### [COLLECTED DATA]
== == ==

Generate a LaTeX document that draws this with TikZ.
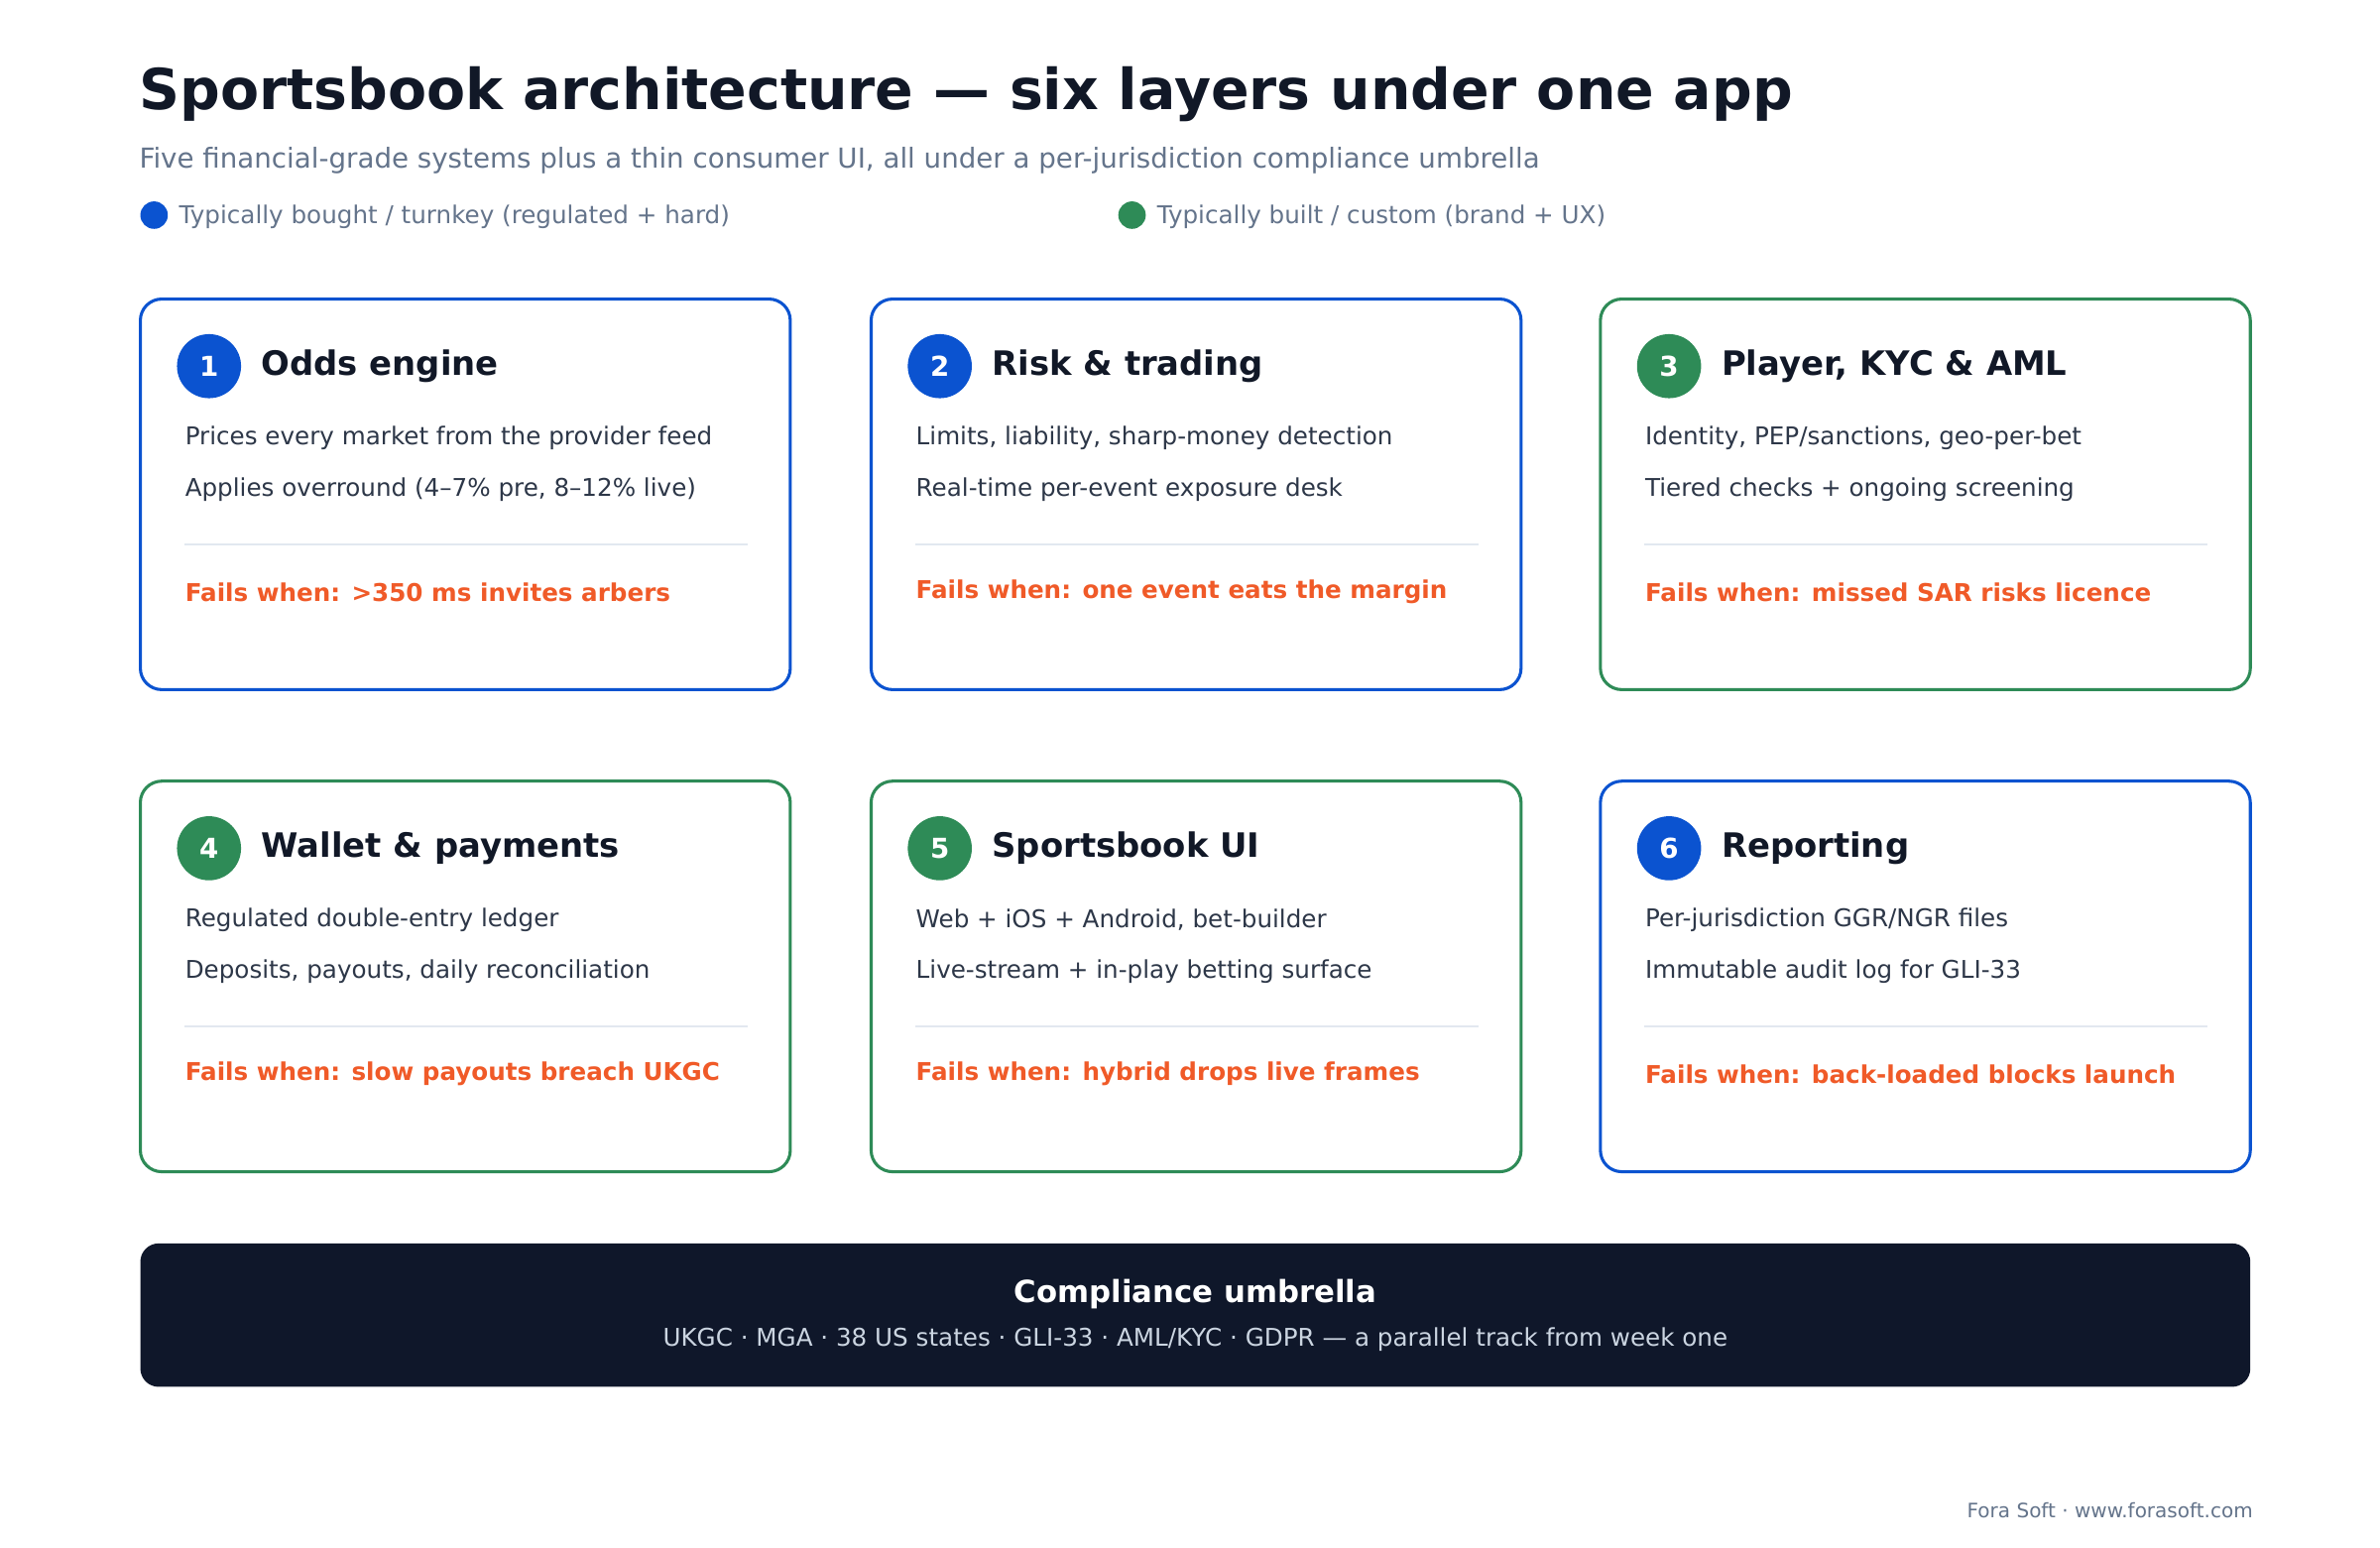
\documentclass[tikz,border=0pt]{standalone}
\usepackage{fontspec}
\setmainfont{DejaVu Sans}
\definecolor{bblue}{HTML}{0B53D0}
\definecolor{bgreen}{HTML}{2E8B57}
\definecolor{ink}{HTML}{111827}
\definecolor{body}{HTML}{2D3748}
\definecolor{muted}{HTML}{64748B}
\definecolor{fail}{HTML}{F05A28}
\definecolor{navy}{HTML}{0F172A}
\definecolor{rule}{HTML}{E2E8F0}
\definecolor{light}{HTML}{CBD5E1}
\newcommand{\mycard}[8]{%
 \draw[card=#4] (#2,#3) rectangle ++(426,256);
 \node[badge=#4] (b#1) at (#2+45,#3+44) {#1};
 \node[ctitle] (t#1) at (#2+79,#3+44) {#5};
 \node[cline] (la#1) at (#2+29,#3+91) {#6};
 \node[cline] (lb#1) at (#2+29,#3+125) {#7};
 \draw[rule,line width=0.6pt] (#2+29,#3+161) -- (#2+398,#3+161);
 \node[cfail] (f#1) at (#2+29,#3+192) {#8};}
\begin{document}
\begin{tikzpicture}[x=0.5pt,y=-0.5pt,
 card/.style={draw=#1,line width=1pt,rounded corners=7pt,fill=white},
 badge/.style={circle,fill=#1,minimum size=21pt,inner sep=0,text=white,font=\bfseries\fontsize{9}{10}\selectfont},
 ctitle/.style={anchor=west,inner sep=0,text=ink,font=\bfseries\fontsize{11}{13}\selectfont},
 cline/.style={anchor=west,inner sep=0,text=body,font=\fontsize{8}{10}\selectfont},
 cfail/.style={anchor=west,inner sep=0,text=fail,font=\bfseries\fontsize{8}{10}\selectfont}]
\useasboundingbox[fill=white] (0,0) rectangle (1560,1014);
\node[anchor=base west,inner sep=0,text=ink,font=\bfseries\fontsize{18.5}{22}\selectfont] (title) at (91,72) {Sportsbook architecture — six layers under one app};
\node[anchor=base west,inner sep=0,text=muted,font=\fontsize{9}{11}\selectfont] (sub) at (91,110) {Five financial-grade systems plus a thin consumer UI, all under a per-jurisdiction compliance umbrella};
\node[circle,fill=bblue,minimum size=9pt,inner sep=0] (lb) at (101,141) {};
\node[anchor=west,inner sep=0,text=muted,font=\fontsize{8}{10}\selectfont] (lbt) at (117,142) {Typically bought / turnkey (regulated + hard)};
\node[circle,fill=bgreen,minimum size=9pt,inner sep=0] (lg) at (742,141) {};
\node[anchor=west,inner sep=0,text=muted,font=\fontsize{8}{10}\selectfont] (lgt) at (758,142) {Typically built / custom (brand + UX)};
\mycard{1}{92}{196}{bblue}{Odds engine}{Prices every market from the provider feed}{Applies overround (4–7\% pre, 8–12\% live)}{Fails when: >350 ms invites arbers}
\mycard{2}{571}{196}{bblue}{Risk \& trading}{Limits, liability, sharp-money detection}{Real-time per-event exposure desk}{Fails when: one event eats the margin}
\mycard{3}{1049}{196}{bgreen}{Player, KYC \& AML}{Identity, PEP/sanctions, geo-per-bet}{Tiered checks + ongoing screening}{Fails when: missed SAR risks licence}
\mycard{4}{92}{512}{bgreen}{Wallet \& payments}{Regulated double-entry ledger}{Deposits, payouts, daily reconciliation}{Fails when: slow payouts breach UKGC}
\mycard{5}{571}{512}{bgreen}{Sportsbook UI}{Web + iOS + Android, bet-builder}{Live-stream + in-play betting surface}{Fails when: hybrid drops live frames}
\mycard{6}{1049}{512}{bblue}{Reporting}{Per-jurisdiction GGR/NGR files}{Immutable audit log for GLI-33}{Fails when: back-loaded blocks launch}
\fill[navy,rounded corners=6pt] (92,815) rectangle (1475,909);
\node[inner sep=0,text=white,font=\bfseries\fontsize{10}{12}\selectfont] (ct) at (783.5,848) {Compliance umbrella};
\node[inner sep=0,text=light,font=\fontsize{8}{10}\selectfont] (cl) at (783.5,878) {UKGC · MGA · 38 US states · GLI-33 · AML/KYC · GDPR — a parallel track from week one};
\node[anchor=east,inner sep=0,text=muted,font=\fontsize{6.5}{8}\selectfont] (ft) at (1477,990) {Fora Soft · www.forasoft.com};
\end{tikzpicture}
\end{document}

== == ==

### [SET PROBLEM]
Output the data above without changes, apart from leaving out the pictures.

### [ANSWER TO THE EXERCISE]
Generate a LaTeX document that draws this with TikZ.
\documentclass[tikz,border=0pt]{standalone}
\usepackage{fontspec}
\setmainfont{DejaVu Sans}
\definecolor{bblue}{HTML}{0B53D0}
\definecolor{bgreen}{HTML}{2E8B57}
\definecolor{ink}{HTML}{111827}
\definecolor{body}{HTML}{2D3748}
\definecolor{muted}{HTML}{64748B}
\definecolor{fail}{HTML}{F05A28}
\definecolor{navy}{HTML}{0F172A}
\definecolor{rule}{HTML}{E2E8F0}
\definecolor{light}{HTML}{CBD5E1}
\newcommand{\mycard}[8]{%
 \draw[card=#4] (#2,#3) rectangle ++(426,256);
 \node[badge=#4] (b#1) at (#2+45,#3+44) {#1};
 \node[ctitle] (t#1) at (#2+79,#3+44) {#5};
 \node[cline] (la#1) at (#2+29,#3+91) {#6};
 \node[cline] (lb#1) at (#2+29,#3+125) {#7};
 \draw[rule,line width=0.6pt] (#2+29,#3+161) -- (#2+398,#3+161);
 \node[cfail] (f#1) at (#2+29,#3+192) {#8};}
\begin{document}
\begin{tikzpicture}[x=0.5pt,y=-0.5pt,
 card/.style={draw=#1,line width=1pt,rounded corners=7pt,fill=white},
 badge/.style={circle,fill=#1,minimum size=21pt,inner sep=0,text=white,font=\bfseries\fontsize{9}{10}\selectfont},
 ctitle/.style={anchor=west,inner sep=0,text=ink,font=\bfseries\fontsize{11}{13}\selectfont},
 cline/.style={anchor=west,inner sep=0,text=body,font=\fontsize{8}{10}\selectfont},
 cfail/.style={anchor=west,inner sep=0,text=fail,font=\bfseries\fontsize{8}{10}\selectfont}]
\useasboundingbox[fill=white] (0,0) rectangle (1560,1014);
\node[anchor=base west,inner sep=0,text=ink,font=\bfseries\fontsize{18.5}{22}\selectfont] (title) at (91,72) {Sportsbook architecture — six layers under one app};
\node[anchor=base west,inner sep=0,text=muted,font=\fontsize{9}{11}\selectfont] (sub) at (91,110) {Five financial-grade systems plus a thin consumer UI, all under a per-jurisdiction compliance umbrella};
\node[circle,fill=bblue,minimum size=9pt,inner sep=0] (lb) at (101,141) {};
\node[anchor=west,inner sep=0,text=muted,font=\fontsize{8}{10}\selectfont] (lbt) at (117,142) {Typically bought / turnkey (regulated + hard)};
\node[circle,fill=bgreen,minimum size=9pt,inner sep=0] (lg) at (742,141) {};
\node[anchor=west,inner sep=0,text=muted,font=\fontsize{8}{10}\selectfont] (lgt) at (758,142) {Typically built / custom (brand + UX)};
\mycard{1}{92}{196}{bblue}{Odds engine}{Prices every market from the provider feed}{Applies overround (4–7\% pre, 8–12\% live)}{Fails when: >350 ms invites arbers}
\mycard{2}{571}{196}{bblue}{Risk \& trading}{Limits, liability, sharp-money detection}{Real-time per-event exposure desk}{Fails when: one event eats the margin}
\mycard{3}{1049}{196}{bgreen}{Player, KYC \& AML}{Identity, PEP/sanctions, geo-per-bet}{Tiered checks + ongoing screening}{Fails when: missed SAR risks licence}
\mycard{4}{92}{512}{bgreen}{Wallet \& payments}{Regulated double-entry ledger}{Deposits, payouts, daily reconciliation}{Fails when: slow payouts breach UKGC}
\mycard{5}{571}{512}{bgreen}{Sportsbook UI}{Web + iOS + Android, bet-builder}{Live-stream + in-play betting surface}{Fails when: hybrid drops live frames}
\mycard{6}{1049}{512}{bblue}{Reporting}{Per-jurisdiction GGR/NGR files}{Immutable audit log for GLI-33}{Fails when: back-loaded blocks launch}
\fill[navy,rounded corners=6pt] (92,815) rectangle (1475,909);
\node[inner sep=0,text=white,font=\bfseries\fontsize{10}{12}\selectfont] (ct) at (783.5,848) {Compliance umbrella};
\node[inner sep=0,text=light,font=\fontsize{8}{10}\selectfont] (cl) at (783.5,878) {UKGC · MGA · 38 US states · GLI-33 · AML/KYC · GDPR — a parallel track from week one};
\node[anchor=east,inner sep=0,text=muted,font=\fontsize{6.5}{8}\selectfont] (ft) at (1477,990) {Fora Soft · www.forasoft.com};
\end{tikzpicture}
\end{document}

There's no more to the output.